Comment ? En multipliant les contrôles de l’inspection du travail, en augmentant les moyens et prérogatives des représentants du personnel et en responsabilisant les donneurs d’ordre. A quand le rétablissement des CHSCT, un plan de recrutement dans les inspections du travail et la limitation du nombre de niveaux de sous-traitance ? Si le travail tue, il limite aussi directement l’espérance de vie. La mise en place de vrais départs anticipés pour pénibilité est plus que jamais d’actualité.
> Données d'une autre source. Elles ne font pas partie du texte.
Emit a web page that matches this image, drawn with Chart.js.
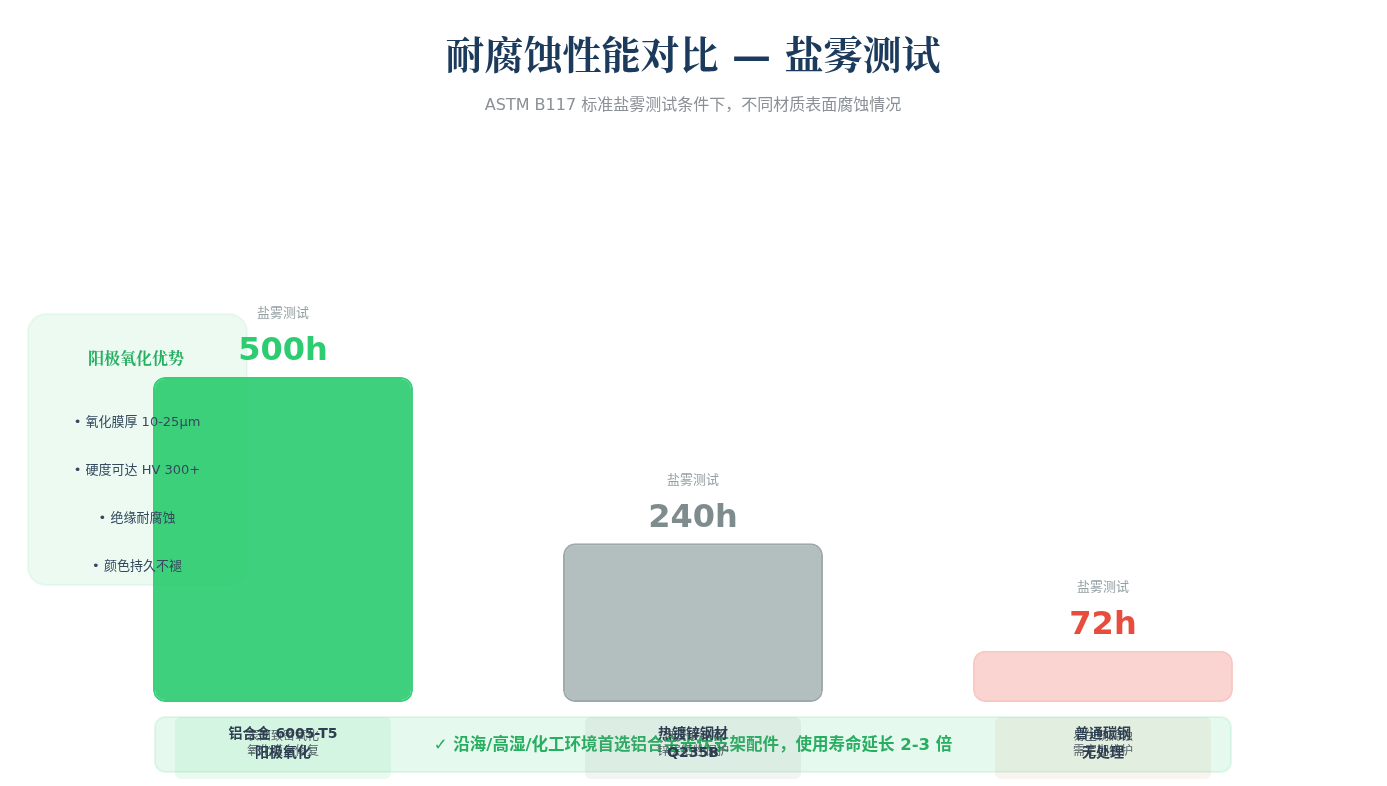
<!DOCTYPE html>
<html>
<head>
<meta charset="utf-8">
<script src="https://cdn.jsdelivr.net/npm/chart.js@4"></script>
<style>
  body { margin: 0; background: #fff; }
  #wrap { width: 1387px; height: 786px; position: relative; }
</style>
</head>
<body>
<div id="wrap"><canvas id="saltChart"></canvas></div>
<script>
// data
const materials = ['铝合金 6005-T5', '热镀锌钢材', '普通碳钢'];
const treatments = ['阳极氧化', 'Q235B', '无处理'];
const notes1 = ['表面致密氧化', '热浸镀锌层', '易生锈腐蚀'];
const notes2 = ['氧化膜自修复', '锌层牺牲保护', '需定期维护'];
const hours = [500, 240, 72];
const advantages = ['• 氧化膜厚 10-25μm', '• 硬度可达 HV 300+', '• 绝缘耐腐蚀', '• 颜色持久不褪'];

const barFill = ['rgba(46,204,113,0.92)', 'rgba(149,165,166,0.72)', 'rgba(231,76,60,0.24)'];
const barLine = ['rgba(46,204,113,0.95)', 'rgba(127,140,141,0.75)', 'rgba(231,76,60,0.3)'];
const valueColor = ['#2ecc71', '#7f8c8d', '#e74c3c'];
const cardFill = ['rgba(46,204,113,0.10)', 'rgba(127,140,141,0.10)', 'rgba(180,120,60,0.08)'];

const FONT = "'DejaVu Sans', 'Noto Sans CJK SC', sans-serif";
const SERIF = "'DejaVu Serif', 'Noto Serif CJK SC', 'Noto Sans CJK SC', serif";

function roundRect(ctx, x, y, w, h, r) {
  ctx.beginPath();
  ctx.moveTo(x + r, y);
  ctx.arcTo(x + w, y, x + w, y + h, r);
  ctx.arcTo(x + w, y + h, x, y + h, r);
  ctx.arcTo(x, y + h, x, y, r);
  ctx.arcTo(x, y, x + w, y, r);
  ctx.closePath();
}

// side box goes under the bars
const boxPlugin = {
  id: 'sideBox',
  beforeDatasetsDraw(chart) {
    const ctx = chart.ctx;
    ctx.save();
    roundRect(ctx, 28, 314, 219, 271, 18);
    ctx.fillStyle = 'rgba(46,204,113,0.09)';
    ctx.fill();
    ctx.strokeStyle = 'rgba(46,204,113,0.08)';
    ctx.lineWidth = 2;
    ctx.stroke();
    ctx.restore();
  }
};

const textPlugin = {
  id: 'texts',
  afterDatasetsDraw(chart) {
    const ctx = chart.ctx;
    const meta = chart.getDatasetMeta(0);
    ctx.save();
    ctx.textAlign = 'center';
    ctx.textBaseline = 'middle';

    // title
    ctx.fillStyle = '#1b3a5c';
    ctx.font = 'bold 39px ' + SERIF;
    ctx.fillText('耐腐蚀性能对比 — 盐雾测试', 693, 59);
    ctx.fillStyle = '#8a9095';
    ctx.font = '16px ' + FONT;
    ctx.fillText('ASTM B117 标准盐雾测试条件下，不同材质表面腐蚀情况', 693, 106);

    // value labels over bars
    meta.data.forEach((bar, i) => {
      ctx.fillStyle = '#95a0a3';
      ctx.font = '13px ' + FONT;
      ctx.fillText('盐雾测试', bar.x, bar.y - 63);
      ctx.fillStyle = valueColor[i];
      ctx.font = 'bold 32px ' + FONT;
      ctx.fillText(hours[i] + 'h', bar.x, bar.y - 25);
    });

    // side box text
    ctx.fillStyle = '#27ae60';
    ctx.font = 'bold 16px ' + SERIF;
    ctx.fillText('阳极氧化优势', 136, 360);
    ctx.fillStyle = '#34495e';
    ctx.font = '13px ' + FONT;
    advantages.forEach((t, i) => ctx.fillText(t, 137, 423 + i * 48));

    // bottom banner
    roundRect(ctx, 155, 717, 1076, 55, 10);
    ctx.fillStyle = 'rgba(46,204,113,0.12)';
    ctx.fill();
    ctx.strokeStyle = 'rgba(46,204,113,0.12)';
    ctx.lineWidth = 2;
    ctx.stroke();
    ctx.fillStyle = '#27ae60';
    ctx.font = 'bold 16.5px ' + FONT;
    ctx.fillText('✓ 沿海/高湿/化工环境首选铝合金光伏支架配件，使用寿命延长 2-3 倍', 693, 746);

    // category cards
    meta.data.forEach((bar, i) => {
      roundRect(ctx, bar.x - 108, 717, 216, 62, 6);
      ctx.fillStyle = cardFill[i];
      ctx.fill();
      ctx.fillStyle = '#555f66';
      ctx.font = '12px ' + FONT;
      ctx.fillText(notes1[i], bar.x, 737);
      ctx.fillText(notes2[i], bar.x, 752);
      ctx.fillStyle = '#2c3e50';
      ctx.font = 'bold 14px ' + FONT;
      ctx.fillText(materials[i], bar.x, 734);
      ctx.fillText(treatments[i], bar.x, 753);
    });
    ctx.restore();
  }
};

new Chart(document.getElementById('saltChart'), {
  type: 'bar',
  data: {
    labels: materials,
    datasets: [{
      data: hours,
      base: -8,
      backgroundColor: barFill,
      borderColor: barLine,
      borderWidth: 2,
      borderRadius: 12,
      borderSkipped: false,
      barPercentage: 0.634,
      categoryPercentage: 1
    }]
  },
  options: {
    responsive: true,
    maintainAspectRatio: false,
    animation: false,
    layout: { padding: { left: 78, right: 79, top: 150, bottom: 84 } },
    plugins: {
      legend: { display: false },
      tooltip: { enabled: false },
      title: { display: false }
    },
    scales: {
      x: { display: false },
      y: { display: false, min: -8, max: 855 }
    }
  },
  plugins: [boxPlugin, textPlugin]
});
</script>
</body>
</html>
Las ! Le mot « pénibilité » est désormais tabou – patronat et gouvernement parlent désormais pudiquement d’« usure » –, et les départs anticipés concernent moins de 3 000 salariés chaque année… Pourtant, dix critères de pénibilité font consensus depuis quinze ans et pourraient permettre, dans chaque branche, de définir les métiers ouvrant droit à des départs anticipés. Exit le « casse-tête » du relevé individuel d’exposition à fournir pour chaque salarié !

 

 

Rentes et bas salaires

Troisième enjeu : le collectif de travail, explosé du fait de la financiarisation de l’entreprise. Morcelé entre salariés titulaires et précaires – 20 % des ouvriers sont des intérimaires ! –, fractionné entre une multitude d’entreprises donneuses d’ordre – 43 % des salariés font partie d’une chaîne de sous-traitance et 27 % travaillent dans un établissement preneur d’ordres selon la Dares [direction de l’animation de la recherche, des études et des statistiques] –, fragilisé par le télétravail, le collectif de travail doit être reconstitué. Il peut l’être en inventant la notion d’entreprise élargie, responsabilisant le donneur d’ordre et donnant les droits et moyens aux représentants du personnel d’intervenir sur toute la chaîne de valeur.

 

 

La quatrième question, centrale, est celle de la reconnaissance du travail et de sa rémunération. Dans le pays de l’homme le plus riche du monde, dans le pays aux 2,8 millions de millionnaires, la moitié des salariés gagnent moins de 2 000 € net par mois et ne peuvent ni épargner ni faire des projets d’avenir. La France est un pays de bas salaires et de rentiers ! Indexer les salaires sur l’inflation, dynamiser les négociations salariales en conditionnant les aides publiques à leur réussite, sanctionner enfin les entreprises ne respectant pas l’égalité salariale, seraient autant de leviers pour rendre au travail toute sa « valeur ».

 

 

Enfin, cinquième chantier, le progrès technologique et le défi environnemental imposent de lancer une nouvelle phase de réduction du temps de travail, sur la semaine avec les 32 heures, sur l’année avec la sixième semaine de congés payés et sur la vie entière avec la retraite à 60 ans. Réduire le temps de travail sans perte de salaire permet de mettre les gains de productivité au service du progrès social et sociétal, de travailler à temps plein tout en s’occupant de ses proches ! Voilà une perspective qui rassemblerait le pays et remettrait la question du travail au centre de l’attention publique.

 

Sophie Binet est secrétaire générale de la CGT.